» **GOAL**: Look through the listing below for the line containing "Emit a LaTeX". Copy it and each line after it up to and including the line containing "(0,0) rectangle (1013,598);", exactly, leaving out pictures.

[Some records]
● ● ● ● ● ● ●

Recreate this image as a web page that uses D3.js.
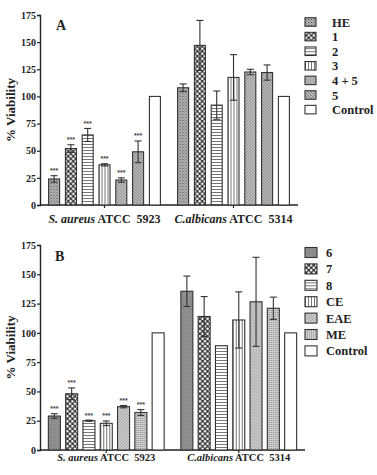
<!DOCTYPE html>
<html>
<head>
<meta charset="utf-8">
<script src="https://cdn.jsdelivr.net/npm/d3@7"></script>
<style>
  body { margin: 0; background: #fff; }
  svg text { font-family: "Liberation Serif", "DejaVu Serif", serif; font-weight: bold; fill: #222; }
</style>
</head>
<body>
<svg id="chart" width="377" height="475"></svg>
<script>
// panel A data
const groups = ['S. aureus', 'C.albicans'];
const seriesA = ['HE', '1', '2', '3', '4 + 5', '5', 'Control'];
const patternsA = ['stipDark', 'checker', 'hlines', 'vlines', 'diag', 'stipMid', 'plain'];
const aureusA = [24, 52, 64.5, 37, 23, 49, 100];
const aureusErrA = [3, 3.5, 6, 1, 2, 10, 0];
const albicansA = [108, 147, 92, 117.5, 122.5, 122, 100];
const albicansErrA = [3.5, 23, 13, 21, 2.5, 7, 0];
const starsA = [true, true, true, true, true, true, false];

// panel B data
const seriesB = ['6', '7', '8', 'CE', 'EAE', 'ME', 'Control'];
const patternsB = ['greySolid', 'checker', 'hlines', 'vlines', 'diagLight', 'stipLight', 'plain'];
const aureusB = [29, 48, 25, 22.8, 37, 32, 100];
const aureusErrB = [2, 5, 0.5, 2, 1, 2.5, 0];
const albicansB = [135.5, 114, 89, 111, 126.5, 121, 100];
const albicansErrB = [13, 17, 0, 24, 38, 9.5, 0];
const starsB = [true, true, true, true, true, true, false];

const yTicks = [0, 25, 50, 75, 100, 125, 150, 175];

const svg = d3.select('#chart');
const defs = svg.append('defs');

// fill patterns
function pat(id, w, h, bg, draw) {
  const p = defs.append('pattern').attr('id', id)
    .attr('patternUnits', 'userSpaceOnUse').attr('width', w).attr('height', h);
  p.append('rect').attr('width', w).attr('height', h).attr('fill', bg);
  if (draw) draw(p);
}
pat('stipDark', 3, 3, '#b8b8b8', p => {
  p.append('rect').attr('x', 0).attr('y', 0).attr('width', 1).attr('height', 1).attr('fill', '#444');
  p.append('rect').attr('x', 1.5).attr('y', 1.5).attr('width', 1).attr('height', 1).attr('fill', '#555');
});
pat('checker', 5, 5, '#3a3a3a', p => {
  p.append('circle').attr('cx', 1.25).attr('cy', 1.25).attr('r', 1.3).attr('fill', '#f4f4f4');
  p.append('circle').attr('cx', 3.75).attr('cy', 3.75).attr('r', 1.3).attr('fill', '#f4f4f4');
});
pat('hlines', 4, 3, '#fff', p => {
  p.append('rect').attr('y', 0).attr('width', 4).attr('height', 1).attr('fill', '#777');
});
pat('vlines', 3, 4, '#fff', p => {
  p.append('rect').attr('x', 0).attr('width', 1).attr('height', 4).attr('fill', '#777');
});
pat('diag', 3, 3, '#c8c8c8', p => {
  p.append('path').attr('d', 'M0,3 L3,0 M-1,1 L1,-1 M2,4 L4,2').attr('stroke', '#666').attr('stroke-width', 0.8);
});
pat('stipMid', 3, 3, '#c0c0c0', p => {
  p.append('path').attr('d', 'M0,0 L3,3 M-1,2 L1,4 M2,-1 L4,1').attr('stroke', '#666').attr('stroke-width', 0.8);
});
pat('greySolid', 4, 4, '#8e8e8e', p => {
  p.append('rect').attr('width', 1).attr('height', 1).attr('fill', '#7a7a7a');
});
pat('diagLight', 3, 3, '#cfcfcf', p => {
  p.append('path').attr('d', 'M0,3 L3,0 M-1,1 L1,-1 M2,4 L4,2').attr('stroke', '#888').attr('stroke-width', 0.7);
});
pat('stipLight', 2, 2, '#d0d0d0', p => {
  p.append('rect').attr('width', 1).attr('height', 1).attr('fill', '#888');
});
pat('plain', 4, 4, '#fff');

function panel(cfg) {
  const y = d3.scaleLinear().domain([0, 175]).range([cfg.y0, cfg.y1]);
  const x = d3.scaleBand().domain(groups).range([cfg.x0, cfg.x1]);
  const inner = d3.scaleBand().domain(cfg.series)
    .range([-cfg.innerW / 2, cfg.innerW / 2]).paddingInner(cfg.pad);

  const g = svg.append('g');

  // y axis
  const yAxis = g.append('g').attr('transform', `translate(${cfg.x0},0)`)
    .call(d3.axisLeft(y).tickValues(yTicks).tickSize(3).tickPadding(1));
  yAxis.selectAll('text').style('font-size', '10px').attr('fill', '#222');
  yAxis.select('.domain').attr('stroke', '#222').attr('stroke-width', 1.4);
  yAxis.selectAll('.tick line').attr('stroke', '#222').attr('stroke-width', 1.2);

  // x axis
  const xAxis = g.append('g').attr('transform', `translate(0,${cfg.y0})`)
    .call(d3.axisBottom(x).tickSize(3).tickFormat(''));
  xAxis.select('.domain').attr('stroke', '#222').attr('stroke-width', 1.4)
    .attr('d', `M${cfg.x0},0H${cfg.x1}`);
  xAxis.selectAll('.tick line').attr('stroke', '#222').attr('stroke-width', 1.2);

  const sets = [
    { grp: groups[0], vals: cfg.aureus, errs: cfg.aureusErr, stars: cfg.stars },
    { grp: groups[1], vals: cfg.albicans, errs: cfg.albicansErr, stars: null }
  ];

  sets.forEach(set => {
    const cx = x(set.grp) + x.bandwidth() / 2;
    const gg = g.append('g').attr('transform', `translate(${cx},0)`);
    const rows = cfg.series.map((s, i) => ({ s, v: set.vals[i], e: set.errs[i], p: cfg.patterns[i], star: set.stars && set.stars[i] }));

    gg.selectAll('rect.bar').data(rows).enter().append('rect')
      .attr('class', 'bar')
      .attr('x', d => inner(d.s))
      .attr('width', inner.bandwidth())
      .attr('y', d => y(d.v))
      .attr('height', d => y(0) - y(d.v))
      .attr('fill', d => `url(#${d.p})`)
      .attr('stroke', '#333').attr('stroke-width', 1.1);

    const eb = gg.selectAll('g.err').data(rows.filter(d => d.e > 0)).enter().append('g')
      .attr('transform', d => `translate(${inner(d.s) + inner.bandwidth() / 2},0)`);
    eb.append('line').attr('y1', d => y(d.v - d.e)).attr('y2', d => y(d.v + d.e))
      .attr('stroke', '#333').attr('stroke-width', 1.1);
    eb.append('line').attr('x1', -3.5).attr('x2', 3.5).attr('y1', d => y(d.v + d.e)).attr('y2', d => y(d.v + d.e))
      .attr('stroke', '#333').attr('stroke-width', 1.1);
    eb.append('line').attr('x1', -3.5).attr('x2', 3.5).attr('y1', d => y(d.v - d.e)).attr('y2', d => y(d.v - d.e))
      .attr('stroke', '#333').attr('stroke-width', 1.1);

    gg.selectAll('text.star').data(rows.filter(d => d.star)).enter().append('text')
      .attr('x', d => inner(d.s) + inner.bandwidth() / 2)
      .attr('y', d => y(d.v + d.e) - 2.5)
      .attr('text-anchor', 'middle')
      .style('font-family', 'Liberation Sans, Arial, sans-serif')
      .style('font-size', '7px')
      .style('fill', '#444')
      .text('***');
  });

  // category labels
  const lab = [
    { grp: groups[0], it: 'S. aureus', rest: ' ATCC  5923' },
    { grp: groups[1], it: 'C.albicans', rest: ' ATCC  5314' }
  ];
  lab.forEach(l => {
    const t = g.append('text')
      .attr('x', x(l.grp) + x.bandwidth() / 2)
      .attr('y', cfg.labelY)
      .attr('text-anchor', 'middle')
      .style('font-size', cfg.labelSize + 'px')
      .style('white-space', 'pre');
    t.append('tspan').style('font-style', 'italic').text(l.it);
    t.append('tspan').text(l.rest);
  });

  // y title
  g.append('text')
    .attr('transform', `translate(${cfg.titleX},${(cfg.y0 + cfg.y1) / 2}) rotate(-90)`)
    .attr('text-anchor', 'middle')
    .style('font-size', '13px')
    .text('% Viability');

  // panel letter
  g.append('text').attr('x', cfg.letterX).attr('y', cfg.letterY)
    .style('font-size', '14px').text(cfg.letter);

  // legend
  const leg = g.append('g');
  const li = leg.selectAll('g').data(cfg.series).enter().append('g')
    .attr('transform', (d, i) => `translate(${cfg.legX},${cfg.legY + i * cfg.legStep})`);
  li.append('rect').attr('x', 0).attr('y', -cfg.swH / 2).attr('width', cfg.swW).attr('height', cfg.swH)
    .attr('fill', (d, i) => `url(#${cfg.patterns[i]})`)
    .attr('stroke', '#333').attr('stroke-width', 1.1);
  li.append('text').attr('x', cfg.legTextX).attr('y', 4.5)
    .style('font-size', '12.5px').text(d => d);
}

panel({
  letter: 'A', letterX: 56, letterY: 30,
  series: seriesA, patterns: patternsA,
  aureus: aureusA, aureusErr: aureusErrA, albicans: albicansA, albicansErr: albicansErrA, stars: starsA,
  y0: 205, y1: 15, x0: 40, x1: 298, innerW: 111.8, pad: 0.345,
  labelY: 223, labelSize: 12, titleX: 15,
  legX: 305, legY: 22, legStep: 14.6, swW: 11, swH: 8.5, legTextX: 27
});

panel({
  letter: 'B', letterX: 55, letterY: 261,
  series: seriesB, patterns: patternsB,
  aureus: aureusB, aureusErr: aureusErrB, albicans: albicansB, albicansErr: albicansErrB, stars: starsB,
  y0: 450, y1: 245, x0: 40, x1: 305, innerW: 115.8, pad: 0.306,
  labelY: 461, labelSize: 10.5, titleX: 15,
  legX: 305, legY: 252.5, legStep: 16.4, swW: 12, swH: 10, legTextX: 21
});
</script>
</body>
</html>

● ● ● ● ● ● ●

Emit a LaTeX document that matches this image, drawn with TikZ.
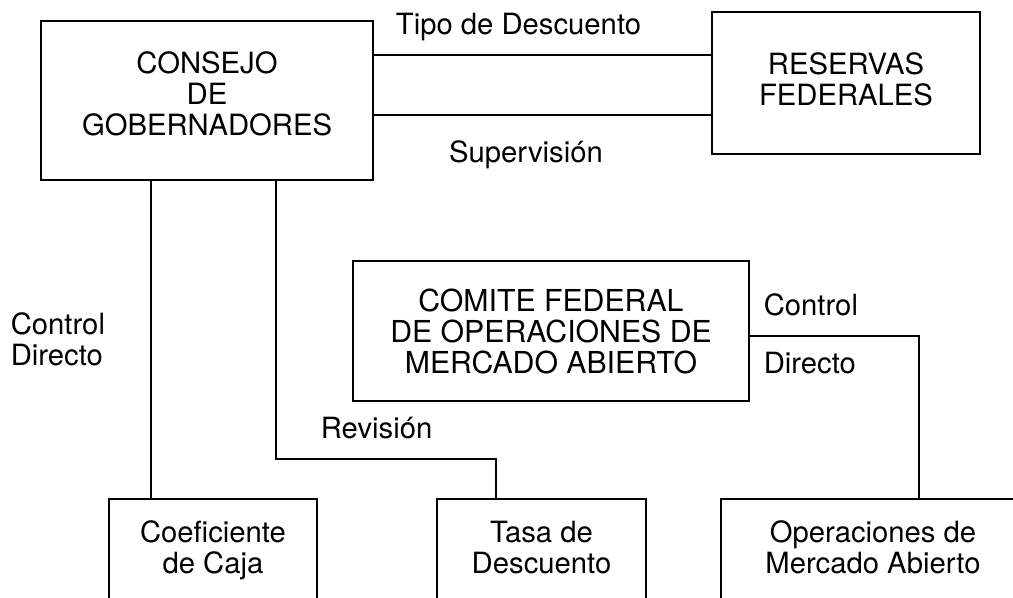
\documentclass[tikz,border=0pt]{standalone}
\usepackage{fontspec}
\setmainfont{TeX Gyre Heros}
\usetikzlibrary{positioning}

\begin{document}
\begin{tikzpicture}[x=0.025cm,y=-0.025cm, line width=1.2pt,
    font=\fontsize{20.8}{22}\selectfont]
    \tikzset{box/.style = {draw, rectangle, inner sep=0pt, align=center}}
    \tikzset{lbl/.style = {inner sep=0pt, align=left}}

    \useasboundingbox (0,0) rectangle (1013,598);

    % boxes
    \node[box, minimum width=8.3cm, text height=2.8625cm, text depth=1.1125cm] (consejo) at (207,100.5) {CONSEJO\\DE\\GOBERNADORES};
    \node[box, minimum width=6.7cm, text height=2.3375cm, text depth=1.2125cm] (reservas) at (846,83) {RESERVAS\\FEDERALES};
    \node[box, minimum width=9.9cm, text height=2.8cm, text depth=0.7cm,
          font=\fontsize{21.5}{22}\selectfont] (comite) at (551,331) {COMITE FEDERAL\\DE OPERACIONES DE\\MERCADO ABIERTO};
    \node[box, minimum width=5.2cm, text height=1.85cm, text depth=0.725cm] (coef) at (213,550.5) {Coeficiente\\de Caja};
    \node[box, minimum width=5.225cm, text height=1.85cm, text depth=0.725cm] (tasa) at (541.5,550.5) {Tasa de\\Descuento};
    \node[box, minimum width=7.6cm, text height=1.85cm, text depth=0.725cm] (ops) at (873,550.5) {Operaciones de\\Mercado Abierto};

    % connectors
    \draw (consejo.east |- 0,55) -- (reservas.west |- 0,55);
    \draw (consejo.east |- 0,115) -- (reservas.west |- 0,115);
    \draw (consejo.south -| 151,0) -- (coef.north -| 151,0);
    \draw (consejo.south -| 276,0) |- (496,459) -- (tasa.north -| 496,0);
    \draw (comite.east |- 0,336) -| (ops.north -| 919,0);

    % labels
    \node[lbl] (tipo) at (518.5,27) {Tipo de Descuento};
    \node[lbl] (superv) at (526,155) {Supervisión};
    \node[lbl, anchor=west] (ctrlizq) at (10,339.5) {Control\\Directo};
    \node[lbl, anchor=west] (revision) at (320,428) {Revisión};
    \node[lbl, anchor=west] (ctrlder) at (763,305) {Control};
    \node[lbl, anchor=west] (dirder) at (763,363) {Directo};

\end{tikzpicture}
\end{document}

● ● ● ● ● ● ●

» **ANSWER TO THIS PROBLEM**:
Emit a LaTeX document that matches this image, drawn with TikZ.
\documentclass[tikz,border=0pt]{standalone}
\usepackage{fontspec}
\setmainfont{TeX Gyre Heros}
\usetikzlibrary{positioning}

\begin{document}
\begin{tikzpicture}[x=0.025cm,y=-0.025cm, line width=1.2pt,
    font=\fontsize{20.8}{22}\selectfont]
    \tikzset{box/.style = {draw, rectangle, inner sep=0pt, align=center}}
    \tikzset{lbl/.style = {inner sep=0pt, align=left}}

    \useasboundingbox (0,0) rectangle (1013,598);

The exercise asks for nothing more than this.